The rating downgrade affects nearly $4 billion in outstanding debt. It will also play a role in the interest rate the state gets later this month on about a half-billion in bonds it plans to refinance. The rating comes after Moody’s Investors Service downgraded Louisiana earlier this year, citing the state’s budget issues.

Gov. John Bel Edwards, who pushed for and won some tax hikes this year, largely laid blame with his predecessor Bobby Jindal and the state legislature. Edwards plans to call a special session to address the shortfall, the second in a year.

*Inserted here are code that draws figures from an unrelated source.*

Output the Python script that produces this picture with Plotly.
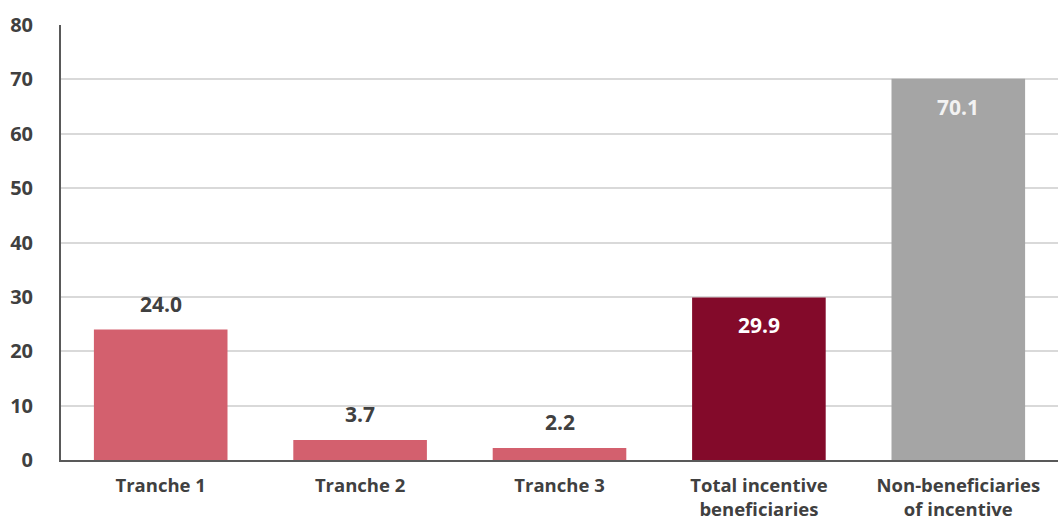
import plotly.graph_objects as go

categories = ["Tranche 1", "Tranche 2", "Tranche 3",
              "Total incentive<br>beneficiaries", "Non-beneficiaries<br>of incentive"]
values = [24.0, 3.7, 2.2, 29.9, 70.1]
bar_colors = ["#D3606E", "#D3606E", "#D3606E", "#830A2A", "#A5A5A5"]
label_inside = [False, False, False, True, True]
label_colors = ["#404040", "#404040", "#404040", "#FFFFFF", "#F2F2F2"]
y_ticks = [0, 10, 20, 30, 40, 50, 60, 70, 80]

FONT = "'Open Sans', 'DejaVu Sans', sans-serif"

fig = go.Figure(go.Bar(
    x=categories,
    y=values,
    marker=dict(color=bar_colors, line=dict(width=0)),
    width=0.67,
    hoverinfo="skip",
))

# value labels: above the light bars, inside the top of the dark bars
for cat, val, inside, col in zip(categories, values, label_inside, label_colors):
    fig.add_annotation(
        x=cat, y=val, text=f"<b>{val:.1f}</b>",
        showarrow=False, yanchor="middle",
        yshift=-28 if inside else 26,
        font=dict(family=FONT, size=21, color=col),
    )

fig.update_layout(
    width=1058, height=521,
    margin=dict(l=61, r=0, t=25, b=61),
    paper_bgcolor="white", plot_bgcolor="white",
    showlegend=False,
    bargap=0.33,
    font=dict(family=FONT, color="#404040"),
)
fig.update_xaxes(
    automargin=False,
    showline=True, linecolor="#595959", linewidth=2,
    showgrid=False, ticks="",
    tickfont=dict(family=FONT, size=18.5, color="#404040", weight="bold"),
    ticklabelstandoff=8,
)
fig.update_yaxes(
    automargin=False,
    range=[0, 80], tickvals=y_ticks,
    showline=True, linecolor="#595959", linewidth=2,
    showgrid=True, gridcolor="#D9D9D9", gridwidth=1.5,
    zeroline=False, ticks="",
    tickfont=dict(family=FONT, size=20, color="#404040", weight="bold"),
    ticklabelstandoff=22,
)

fig.write_html("out.html")
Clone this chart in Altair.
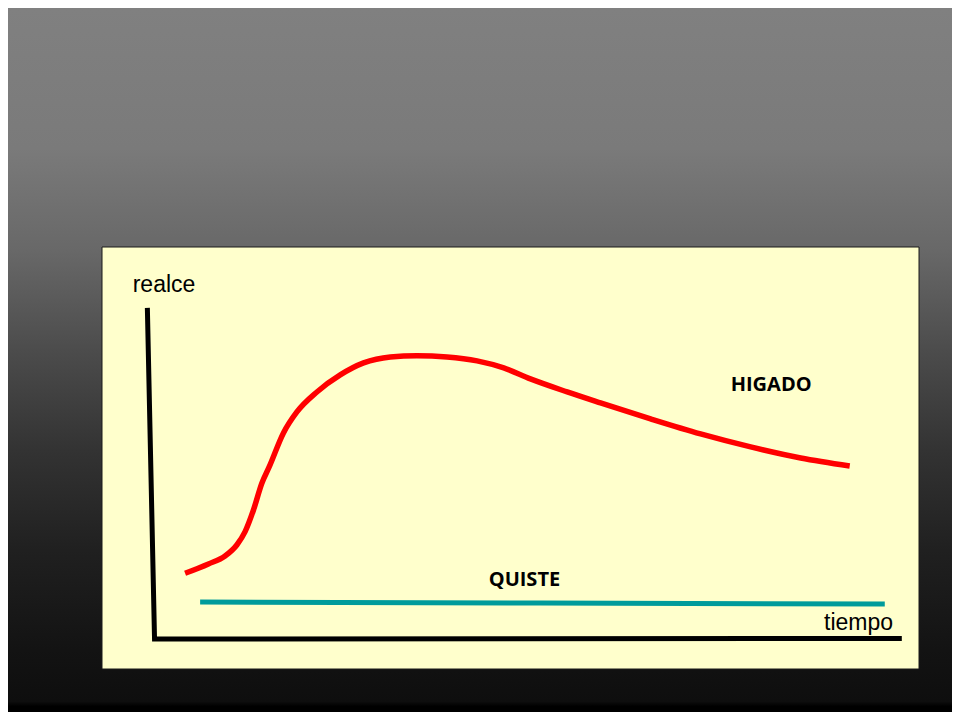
import altair as alt
import pandas as pd

# ---- data (units: tiempo 0..100 along drawn x-axis, realce 0..100 along drawn y-axis)
higado_t = [4.09, 7.21, 9.44, 11.01, 12.12, 13.24, 14.36, 15.34, 17.25, 19.05, 21.73, 24.85, 27.97, 31.55,
            35.12, 39.14, 43.16, 46.73, 50.30, 55.22, 59.68, 66.38, 73.07, 79.77, 86.47, 93.03]
higado_r = [19.85, 22.66, 25.08, 28.40, 32.42, 38.97, 47.04, 51.96, 62.24, 68.58, 74.62, 79.76, 83.38, 85.20,
            85.59, 85.20, 83.99, 81.87, 78.55, 74.62, 71.30, 66.47, 61.93, 58.01, 54.68, 52.27]

quiste_t = [6.10, 51.64, 97.72]
quiste_r = [11.18, 10.88, 10.57]

axis_t = [-0.96, 0.0, 100.0]
axis_r = [100.0, 0.0, 0.15]

plain_labels = ["realce", "tiempo"]
plain_t = [-2.92, 98.83]
plain_r = [104.9, 2.72]
plain_align = ["left", "right"]

bold_labels = ["HIGADO", "QUISTE"]
bold_t = [77.1, 44.72]
bold_r = [75.0, 16.1]

X_DOMAIN = [-7.03, 102.3]
Y_DOMAIN = [-9.06, 118.4]

W, H = 817, 422
PAD = {"left": 94, "top": 239, "right": 33, "bottom": 43}

xs = alt.Scale(domain=X_DOMAIN, nice=False, zero=False)
ys = alt.Scale(domain=Y_DOMAIN, nice=False, zero=False)

one = pd.DataFrame({"k": [0]})

bg = alt.Chart(one).mark_rect(
    color=alt.Gradient(
        gradient="linear",
        stops=[
            alt.GradientStop(color="#808080", offset=0.0),
            alt.GradientStop(color="#7a7a7a", offset=0.2),
            alt.GradientStop(color="#686868", offset=0.344),
            alt.GradientStop(color="#4c4c4c", offset=0.486),
            alt.GradientStop(color="#333333", offset=0.628),
            alt.GradientStop(color="#202020", offset=0.77),
            alt.GradientStop(color="#131313", offset=0.912),
            alt.GradientStop(color="#0e0e0e", offset=0.985),
            alt.GradientStop(color="#000000", offset=0.992),
            alt.GradientStop(color="#000000", offset=1.0),
        ],
        x1=0, x2=0, y1=0, y2=1,
    ),
    clip=False,
).encode(
    x=alt.value(-PAD["left"]), x2=alt.value(W + PAD["right"]),
    y=alt.value(-PAD["top"]), y2=alt.value(H + PAD["bottom"]),
)

panel = alt.Chart(one).mark_rect(
    fill="#FFFFCC", stroke="#1a1a1a", strokeWidth=1
).encode(
    x=alt.value(0), x2=alt.value(W), y=alt.value(0), y2=alt.value(H)
)

axes_df = pd.DataFrame({"t": axis_t, "r": axis_r, "o": list(range(len(axis_t)))})
axes_line = alt.Chart(axes_df).mark_line(
    color="#000000", strokeWidth=5, strokeJoin="miter", strokeCap="butt"
).encode(
    x=alt.X("t:Q", scale=xs, axis=None),
    y=alt.Y("r:Q", scale=ys, axis=None),
    order="o:Q",
)

hig_df = pd.DataFrame({"t": higado_t, "r": higado_r, "o": list(range(len(higado_t)))})
hig_line = alt.Chart(hig_df).mark_line(
    color="#FF0000", strokeWidth=5.5, interpolate="monotone", strokeCap="butt"
).encode(
    x=alt.X("t:Q", scale=xs, axis=None),
    y=alt.Y("r:Q", scale=ys, axis=None),
    order="o:Q",
)

q_df = pd.DataFrame({"t": quiste_t, "r": quiste_r, "o": list(range(len(quiste_t)))})
q_line = alt.Chart(q_df).mark_line(
    color="#009B9B", strokeWidth=5, strokeCap="butt"
).encode(
    x=alt.X("t:Q", scale=xs, axis=None),
    y=alt.Y("r:Q", scale=ys, axis=None),
    order="o:Q",
)

plain_df = pd.DataFrame({"label": plain_labels, "t": plain_t, "r": plain_r, "a": plain_align})
plain_left = alt.Chart(plain_df[plain_df.a == "left"]).mark_text(
    font="Liberation Sans", fontSize=23, align="left", baseline="alphabetic", color="#000000"
).encode(x=alt.X("t:Q", scale=xs, axis=None), y=alt.Y("r:Q", scale=ys, axis=None), text="label:N")
plain_right = alt.Chart(plain_df[plain_df.a == "right"]).mark_text(
    font="Liberation Sans", fontSize=23, align="right", baseline="alphabetic", color="#000000"
).encode(x=alt.X("t:Q", scale=xs, axis=None), y=alt.Y("r:Q", scale=ys, axis=None), text="label:N")

bold_df = pd.DataFrame({"label": bold_labels, "t": bold_t, "r": bold_r})
bold_text = alt.Chart(bold_df).mark_text(
    font="Open Sans", fontSize=20, fontWeight="bold", align="left", baseline="alphabetic", color="#000000"
).encode(x=alt.X("t:Q", scale=xs, axis=None), y=alt.Y("r:Q", scale=ys, axis=None), text="label:N")

chart = alt.layer(
    bg, panel, axes_line, q_line, hig_line, plain_left, plain_right, bold_text
).properties(
    width=W, height=H,
    autosize=alt.AutoSizeParams(type="none"),
    padding=PAD,
    background="#000000",
).configure_view(strokeWidth=0)

chart.save("out.html", embed_options={"renderer": "svg", "actions": False})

In Atlantic City, Moody’s downgraded the town further into junk territory. The two-step downgrade to Caa3 reflects the city’s “greater likelihood of default within the next year,” said Moody’s. The agency added it is also concerned that bondholders will lose some of their investment if the city either defaults or if a state rescue package entails restricting the city’s debt. “The Caa3 rating indicates an expected loss to bondholders of up to 35 percent,” said Moody’s.

Gov. Chris Christie this week said he’s confident the legislature will pass a rescue package for the city. At the same time, however, the House Speaker has said the two sides of the assembly are at an impasse. Meanwhile, the city is at risk of not having enough cash to cover its next debt payment in May. Christie has said the state would not step in to make that payment.

In a separate note, Moody’s warned that an Atlantic City default could have negative repercussions for other New Jersey cities that are struggling financially.

An Olive Branch in the War on Cities

This month’s Governing cover story looks at states’ growing ideological divide from their major cities. In right-leaning states, left-leaning cities are feeling particularly put upon when it comes to state financial support.

But the city/state quarrel is an old one and even occurs in states where state and urban politics align. Take Massachusetts, where municipalities have increased taxes and fees to account for the slower growth in state aid. Between 2003 and 2015, according to the state auditor’s office, local revenue as a percentage of a city’s total revenue grew seven percentage points to 58 percent, while the share of state aid decreased by the same amount.

The auditor’s report released this week reviewed 1,560 state statutes and identified 97 provisions that have a significant fiscal impact on local governments. The most heavily legislated issues that impacted municipalities fell in the areas of education, employment benefits, public safety and elections.

To mitigate these impacts, Auditor Suzanne Bump recommends requiring a municipal impact report whenever a state regulation is changed and when new bills are proposed in the state legislature.

And Now for Some Good News

Struggling governments -- like the aforementioned Atlantic City -- tend to grab more headlines and raise questions about the stability of government bonds. But a report this week by Wells Fargo reminds us all that a few bad apples don’t spoil the bunch.

The report, by Natalie Cohen, notes that more governments are issuing new bonds, as opposed to refinancing existing debt. New issues are up nearly 42 percent.

In addition, municipal bonds as of late are providing a better value than the S&P 500. During the first three months of this year, munis returned an average 2.3 percent on investment while the S&P returned 1.4 percent.

Lastly, Cohen notes that interest rates are still likely to remain low, which means that more governments can continue to save money by refinancing outstanding debt.